Thamizhosai was the brainchild of S Sivapadasundaram, a former editor of the Sri Lanka’s popular Tamil periodical Eezha Kesari and a journalist who was equally proficient in Tamil, English and Sanskrit. The service was eventually broadened to include music, drama and interviews in Tamil. Initially started as a half-an-hour weekly programme, Thamizhosai grabbed the coveted 9:15pm to 9:30pm slot after it was highly appreciated by Tamil speaking people across the world. It was later that Sivapadasundaram named it Thamizhosai, after Subramanya Bharati’s famous poem on Tamil, in which the poet says “the sweet sound of Tamil must be made to be heard all over the world”.

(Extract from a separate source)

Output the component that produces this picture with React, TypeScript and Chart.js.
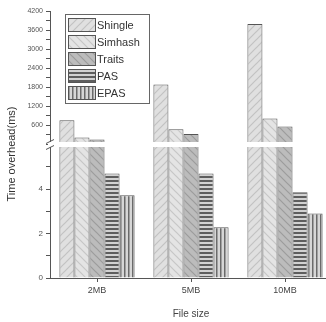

Sivapadasundaram was known for his skills in broadcasting. His articulation was so well known that All India Radio Madras Station engaged Sivapadasundaram for live broadcast for the funeral processions of K Kamaraj and C N Anndurai. After settling in Madras, Sivapathasundaram became a close associate of writer Chitti Sundararajan and started researching on Tamil novels and short stories. Described as “the Beaumont and Fletcher of Tamil literary criticism” together they published their two magnum opuses: ‘The Tamil Novel: A Century of Growth’ (1977) and ‘Tamilil Sirukathai – Varalaarum Valarchiyum’ (1989). Both became the basic source for many researchers. Both the writers felt the necessity for an organisation that would help researchers in delving deeper into Tamil culture.